Ich bin immer noch der Meinung: Ich kann in einem Jahr nicht alles verlieren. Nicht allen privaten Halt, den ich mit dem Freund hatte. Den therapeutischen Rückhalt, der auch fehlt. Und nicht allen Halt, den ich mit dem Arbeitsumfeld hatte. Mit den Menschen, mit denen ich jetzt zusammen arbeite, habe ich in Praktika immer wieder seit 2016 zusammen gearbeitet und so einige Menschen dort haben es mir ermöglicht, beruflich und an mir selbst zu wachsen. Und natürlich würde ich auch weit weg rücken von der potentiellen Bezugsperson.
Ich merke, wie die Schlingen wieder enger werden. Ich kann die Ansprüche hier einfach nicht erfüllen. Der naheliegenste Schritt für meine Vorgesetzten – mich in die Reha zu stecken – wird mein Untergang. Ein Arbeitsumfeld hätte nie so viel tragen sollen. Ein Umfeld, in dem jeder Mensch jederzeit ersetzbar ist. Aber die Sehnsucht, irgendwo hin zu gehören, einen festen Platz zu haben, die fragt den Verstand nicht. „Mondkind, wir sind hier wie eine große Familie“, war einst einer der prägendsten Sätze, eines der wichtigsten Entscheidungskriterien für diesen Ort. Da habe ich nicht mehr hinterfragt, ob das nicht eine Situation ist, die sehr fragil ist. Weil Akzeptanz dort an Leistung geknüpft ist. Logischerweise. Weil man austauschbar ist, sobald es nicht mehr funktioniert. Weil man privat ein tragendes Umfeld haben sollte – nicht beruflich.
Auf dem Weg nach Hause kann man die Farbenpracht am Wegesrand erahnen,
die nur von den Laternen angeleuchtet von Zeit zu Zeit angedeutet wird.
Und irgendwie kommt mir in den Sinn, dass ich mich wie eine
Silvesterrakete fühle, die an der Zündschnur schon brennt.
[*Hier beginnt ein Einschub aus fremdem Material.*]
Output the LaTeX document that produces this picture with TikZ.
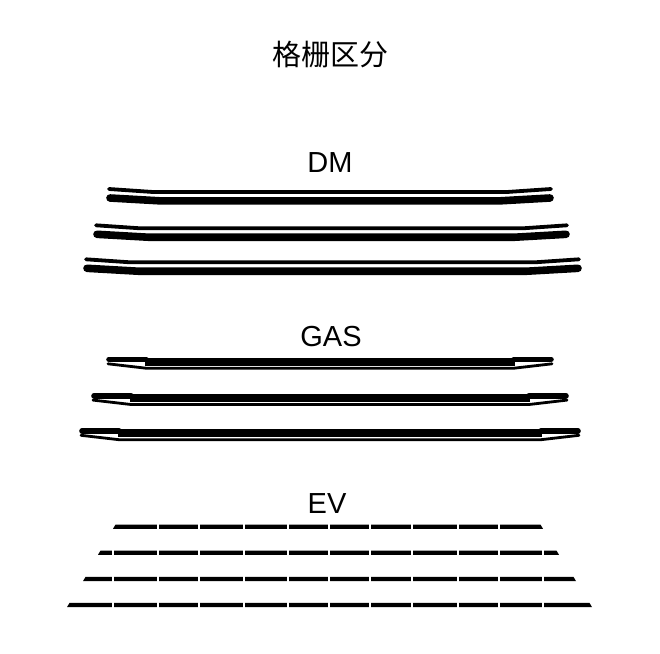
\documentclass[tikz,border=0pt]{standalone}
\usepackage{fontspec}
\setmainfont{Liberation Sans}
\newfontfamily\cjkfont{Noto Sans CJK SC}

\begin{document}
\begin{tikzpicture}[
  x=1pt,
  y=-1pt,
  title/.style={font=\cjkfont\fontsize{29}{31}\selectfont, inner sep=0pt},
  group/.style={font=\fontsize{29}{31}\selectfont, inner sep=0pt},
  thinbar/.style={draw=black, line width=3.8pt, line cap=round, line join=round},
  thickbar/.style={draw=black, line width=7.6pt, line cap=round, line join=round},
  gasend/.style={draw=black, line width=5.6pt, line cap=round},
  gasthin/.style={draw=black, line width=2.8pt, line cap=round, line join=round},
  evgap/.style={draw=white, line width=2pt}
]

\fill[white] (0,0) rectangle (660,653);
\useasboundingbox (0,0) rectangle (660,653);

\node[title] (title) at (330,55) {格栅区分};

% DM: thin strip over a thick strip, ends bent upwards
\node[group] (dm) at (330,163) {DM};
\foreach \l/\r/\y in {109/551/192, 96/567/228.3, 86/579/262.3} {
  \draw[thinbar] (\l,\y-3) -- (\l+44,\y) -- (\r-44,\y) -- (\r,\y-3);
  \draw[thickbar] (\l+1,\y+6) -- (\l+52,\y+8.9) -- (\r-52,\y+8.9) -- (\r-1,\y+6);
}

% GAS: thick strip over a thin strip, thin ends run up to the tips
\node[group] (gas) at (331,337) {GAS};
\foreach \l/\r/\y in {108/552/362, 93/567/398.3, 81/579/433.5} {
  \draw[gasend] (\l+1,\y-2.6) -- (\l+38,\y-2.6);
  \draw[gasend] (\r-38,\y-2.6) -- (\r-1,\y-2.6);
  \draw[thickbar, line cap=butt] (\l+37,\y-0.3) -- (\r-37,\y-0.3);
  \draw[gasthin] (\l,\y+1.8) -- (\l+38,\y+6.2) -- (\r-38,\y+6.2) -- (\r,\y+1.8);
}

% EV: dashed strips, one more piece per side on each row
\node[group] (ev) at (327,504) {EV};
\foreach \l/\r/\y in {113/543/526.7, 98/559/552.7, 83/576/579, 67/592/605} {
  \fill[black] (\l+2.5,\y-2.1) -- (\r-2.5,\y-2.1) -- (\r,\y+2.1) -- (\l,\y+2.1) -- cycle;
  \foreach \g in {113,158,199,244,288,329,370,412,458,499,543} {
    \ifdim \g pt>\l pt \ifdim \g pt<\r pt
      \draw[evgap] (\g,\y-3.5) -- (\g,\y+3.5);
    \fi\fi
  }
}

\end{tikzpicture}
\end{document}
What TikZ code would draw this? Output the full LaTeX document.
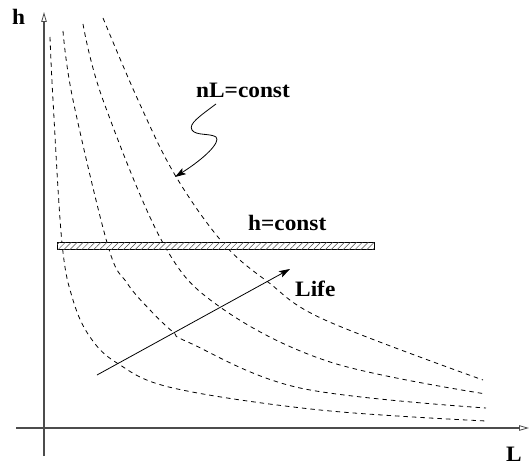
\documentclass[tikz,border=0pt]{standalone}
\usepackage{fontspec}
\setmainfont[FakeStretch=1.06]{Liberation Serif}
\usetikzlibrary{arrows.meta,patterns.meta}
\begin{document}
\begin{tikzpicture}[x=1pt,y=-1pt,
  lbl/.style={font=\bfseries\fontsize{22}{26}\selectfont,inner sep=0pt,anchor=base west},
  axis/.style={draw=black!70,line width=1.2pt,-{Triangle[open,length=10pt,width=5.5pt,line width=0.8pt]}},
  curve/.style={draw=black,line width=0.8pt,dash pattern=on 4.5pt off 4pt},
  hatchbar/.style={draw=black,line width=0.8pt,fill=white,
    postaction={pattern={Lines[angle=45,distance=4.2pt,line width=0.5pt]},pattern color=black!70}},
  pointer/.style={draw=black,line width=0.8pt,-{Stealth[length=11pt,width=7pt,inset=2.5pt]}}]
\useasboundingbox (0,0) rectangle (530,468);
% axes
\coordinate (yb) at (44,456);
\coordinate (yt) at (44,12);
\coordinate (xl) at (16,428);
\coordinate (xr) at (529,428);
\draw[axis] (yb) -- (yt);
\draw[axis] (xl) -- (xr);
% curves
\draw[curve] plot[smooth,tension=0.6] coordinates {(50,37) (53,100) (62,243) (73,300) (90,337) (117,363) (173,388) (320,410) (486,421)};
\draw[curve] plot[smooth,tension=0.6] coordinates {(63,31) (73,100) (108,246) (127,283) (150,310) (173,332) (190,343) (300,388) (486,408)};
\draw[curve] plot[smooth,tension=0.6] coordinates {(83,24) (103,100) (163,243) (220,307) (330,362) (486,394)};
\draw[curve] plot[smooth,tension=0.6] coordinates {(103,18) (138,100) (175,175) (223,243) (268,282) (325,320) (483,380)};
% hatched bar
\draw[hatchbar] (57,242) rectangle (374,249);
% labels
\node[lbl] (hlab) at (12,25) {h};
\node[lbl] (llab) at (506,461) {L};
\node[lbl] (nl) at (196,98) {nL=const};
\node[lbl] (hc) at (248,230) {h=const};
\node[lbl] (life) at (295,296) {Life};
% squiggle pointer
\coordinate (sqs) at (216,104);
\coordinate (sqe) at (175,177);
\draw[pointer] (sqs) .. controls (200,116) and (188,124) .. (192,130)
   .. controls (196,136) and (210,133) .. (216,137)
   .. controls (221,142) and (205,158) .. (sqe);
% life arrow
\coordinate (lifeS) at (97,375);
\coordinate (lifeE) at (290,269);
\draw[pointer] (lifeS) -- (lifeE);
\end{tikzpicture}
\end{document}
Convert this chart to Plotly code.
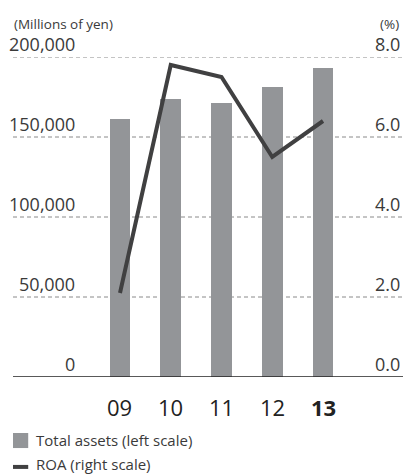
import plotly.graph_objects as go

# Fiscal years, total assets (millions of yen) and ROA (%)
years = ["09", "10", "11", "12", "13"]
total_assets = [161000, 174000, 171000, 181000, 193000]
roa = [2.1, 7.8, 7.5, 5.5, 6.4]

left_ticks = [0, 50000, 100000, 150000, 200000]
left_labels = ["0", "50,000", "100,000", "150,000", "200,000"]
right_ticks = [0.0, 2.0, 4.0, 6.0, 8.0]
right_labels = ["0.0", "2.0", "4.0", "6.0", "8.0"]

BAR = "#939598"
LINE = "#404041"
TXT = "#3a3a3a"
FONT = "Open Sans"

fig = go.Figure()
fig.add_trace(go.Bar(
    x=list(range(len(years))), y=total_assets, marker_color=BAR,
    marker_line_width=0, width=0.41, name="Total assets (left scale)",
    showlegend=False,
))
fig.add_trace(go.Scatter(
    x=list(range(len(years))), y=roa, yaxis="y2", mode="lines",
    line=dict(color=LINE, width=4), name="ROA (right scale)",
    showlegend=False,
))

annotations = []
# Left scale labels sit just above each gridline
for v, t in zip(left_ticks, left_labels):
    annotations.append(dict(
        x=0.164, xref="paper", y=v, yref="y", text=t, showarrow=False,
        xanchor="right", yanchor="bottom", yshift=-1,
        font=dict(family=FONT, size=18, color=TXT),
    ))
# Right scale labels
for v, t in zip(right_ticks, right_labels):
    annotations.append(dict(
        x=1.0, xref="paper", y=v, yref="y2", text=t, showarrow=False,
        xanchor="right", yanchor="bottom", yshift=-1, xshift=-1,
        font=dict(family=FONT, size=18, color=TXT),
    ))
# Year labels, latest year in bold
for i, yr in enumerate(years):
    txt = f"<b>{yr}</b>" if i == len(years) - 1 else yr
    annotations.append(dict(
        x=i, xref="x", y=0, yref="y", text=txt, showarrow=False,
        xanchor="center", yanchor="top", yshift=-13,
        font=dict(family=FONT, size=22, color="#222222"),
    ))
# Unit captions
annotations.append(dict(
    x=0.0, xref="paper", y=1.0, yref="paper", text="(Millions of yen)",
    showarrow=False, xanchor="left", yanchor="bottom", yshift=22, xshift=-1,
    font=dict(family=FONT, size=13.5, color=TXT),
))
annotations.append(dict(
    x=1.0, xref="paper", y=1.0, yref="paper", text="(%)",
    showarrow=False, xanchor="right", yanchor="bottom", yshift=22, xshift=-2,
    font=dict(family=FONT, size=13.5, color=TXT),
))
# Legend entries
annotations.append(dict(
    x=0.0, xref="paper", y=-0.0, yref="paper", text="Total assets (left scale)",
    showarrow=False, xanchor="left", yanchor="middle", xshift=21, yshift=-63,
    font=dict(family=FONT, size=15, color=TXT),
))
annotations.append(dict(
    x=0.0, xref="paper", y=-0.0, yref="paper", text="ROA (right scale)",
    showarrow=False, xanchor="left", yanchor="middle", xshift=21, yshift=-87,
    font=dict(family=FONT, size=15, color=TXT),
))

shapes = [
    dict(type="rect", xref="paper", yref="paper", x0=0, x1=0.039,
         y0=-0.175, y1=-0.222, fillcolor=BAR, line_width=0),
    dict(type="line", xref="paper", yref="paper", x0=0, x1=0.039,
         y0=-0.281, y1=-0.281, line=dict(color=LINE, width=4)),
]
# Dashed gridlines at each left-scale tick above zero
for v in left_ticks[1:]:
    shapes.append(dict(type="line", xref="paper", yref="y", x0=0, x1=1,
                       y0=v, y1=v, layer="below",
                       line=dict(color="#8a8a8a", width=1, dash="4px,3px")))
# Solid baseline
shapes.append(dict(type="line", xref="paper", yref="y", x0=0, x1=1,
                   y0=0, y1=0, line=dict(color="#222222", width=1.5)))

fig.update_layout(
    width=403, height=476,
    margin=dict(l=13, r=0, t=57, b=99),
    paper_bgcolor="white", plot_bgcolor="white",
    bargap=0,
    xaxis=dict(range=[-2.108, 5.576], showticklabels=False, showgrid=False,
               zeroline=False, showline=False, fixedrange=True),
    yaxis=dict(range=[0, 200000], showticklabels=False, showgrid=False,
               zeroline=False, showline=False),
    yaxis2=dict(range=[0, 8], overlaying="y", side="right", showgrid=False,
                showticklabels=False, zeroline=False, showline=False),
    annotations=annotations,
    shapes=shapes,
    showlegend=False,
)

fig.write_html("out.html")
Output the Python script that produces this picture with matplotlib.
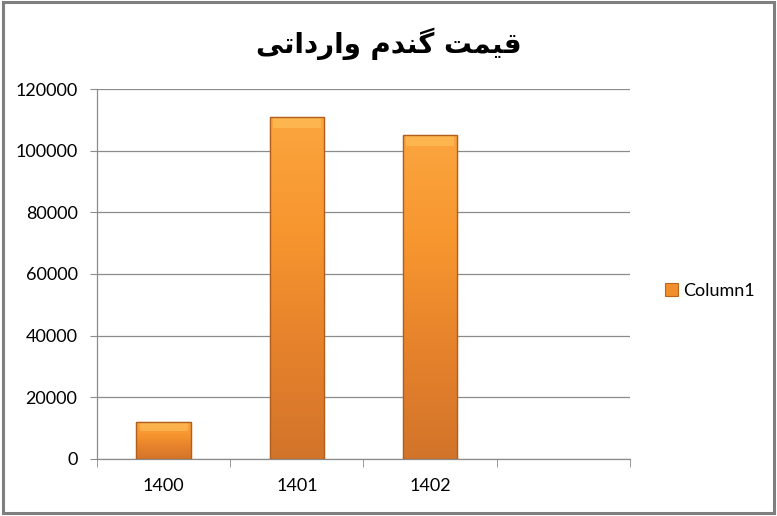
import matplotlib.pyplot as plt
import matplotlib.colors as mcolors
import numpy as np
from matplotlib.patches import Rectangle

# datos
categorias = ["1400", "1401", "1402", ""]
valores = [12000, 111000, 105000, np.nan]
serie = "Column1"
# titulo (formas de presentacion arabes, orden visual)
titulo = "\ufef0\ufe97\ufe8d\ufea9\ufead\ufe8d\ufeed \ufee1\ufeaa\ufee8\ufb94 \ufe96\ufee4\ufef4\ufed7"

plt.rcParams['font.family'] = ['Lato', 'DejaVu Sans']

fig = plt.figure(figsize=(7.77, 5.16), dpi=100)
ax = fig.add_axes([0.1248, 0.1105, 0.686, 0.717])

x = np.arange(len(categorias))
barras = ax.bar(x, valores, width=0.41, color="#F28E2B", edgecolor="#B8651E",
                linewidth=0.8, label=serie, zorder=3)

# degradado dentro de cada barra
cmap = mcolors.LinearSegmentedColormap.from_list(
    "naranja", ["#D2742A", "#E6822C", "#F7962F", "#FBA53F"])
grad = np.linspace(0, 1, 256).reshape(-1, 1)
for b in barras:
    h = b.get_height()
    if not np.isfinite(h) or h == 0:
        continue
    x0, w = b.get_x(), b.get_width()
    im = ax.imshow(grad, extent=[x0, x0 + w, 0, h], origin="lower", aspect="auto",
                   cmap=cmap, zorder=3.5)
    im.set_clip_path(b)
    # bisel claro arriba
    bisel = min(3500, h * 0.25)
    ax.add_patch(Rectangle((x0 + w * 0.06, h - bisel), w * 0.88, bisel,
                           color="#FFC45E", alpha=0.55, lw=0, zorder=3.6))
    ax.add_patch(Rectangle((x0, 0), w, h, fill=False, edgecolor="#B0601C",
                           lw=1.0, zorder=3.8))

ax.set_xlim(-0.5, len(categorias) - 0.5)
ax.set_ylim(0, 120000)
ax.set_yticks(np.arange(0, 120001, 20000))
ax.grid(axis="y", color="#8C8C8C", linewidth=0.9, zorder=0)
ax.set_xticks(x)
ax.set_xticklabels(categorias, fontsize=13)
ax.set_xticks(np.arange(-0.5, len(categorias), 1), minor=True)
ax.tick_params(axis="x", which="major", length=0, pad=14)
ax.tick_params(axis="x", which="minor", length=6, color="#8C8C8C")
ax.tick_params(axis="y", length=5, color="#8C8C8C", labelsize=13, pad=9)
for s in ["top", "right"]:
    ax.spines[s].set_visible(False)
for s in ["left", "bottom"]:
    ax.spines[s].set_color("#8C8C8C")
    ax.spines[s].set_linewidth(0.9)

fig.text(0.5, 0.915, titulo, ha="center", va="center", fontsize=20,
         fontweight="bold", family="DejaVu Sans")

ax.legend(loc="center left", bbox_to_anchor=(1.035, 0.455), frameon=False,
          fontsize=13, handlelength=0.7, handleheight=0.7, handletextpad=0.3)

# marco exterior
fig.add_artist(Rectangle((0.004, 0.006), 0.992, 0.99, transform=fig.transFigure,
                         fill=False, edgecolor="#7F7F7F", lw=2.2))

fig.savefig("out.png", dpi=100)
Und irgendwann wird
sie losfliegen und explodieren. Oder anders – die Tage sind gezählt. Das habe
ich nur zwischendurch erfolgreich verdrängt.
Und ganz am Ende…. – weiß ich, dass da Jemand auf mich wartet. Und, dass ich bis zum Ende alles gegeben habe. Dass ich so lange durchgehalten habe, dass man sich schon oft gefragt hat, ob es sich dafür lohnt. Dass ich so viel gehofft, geglaubt und gekämpft habe, immer wusste, dass ich irgendwann verliere, aber immer auch einen Sinn dafür hatte solange wie ich lebe, die wärmenden Augenblicke einzufangen, von denen ich gezehrt habe, die ich geschätzt habe und die immer bleiben werden.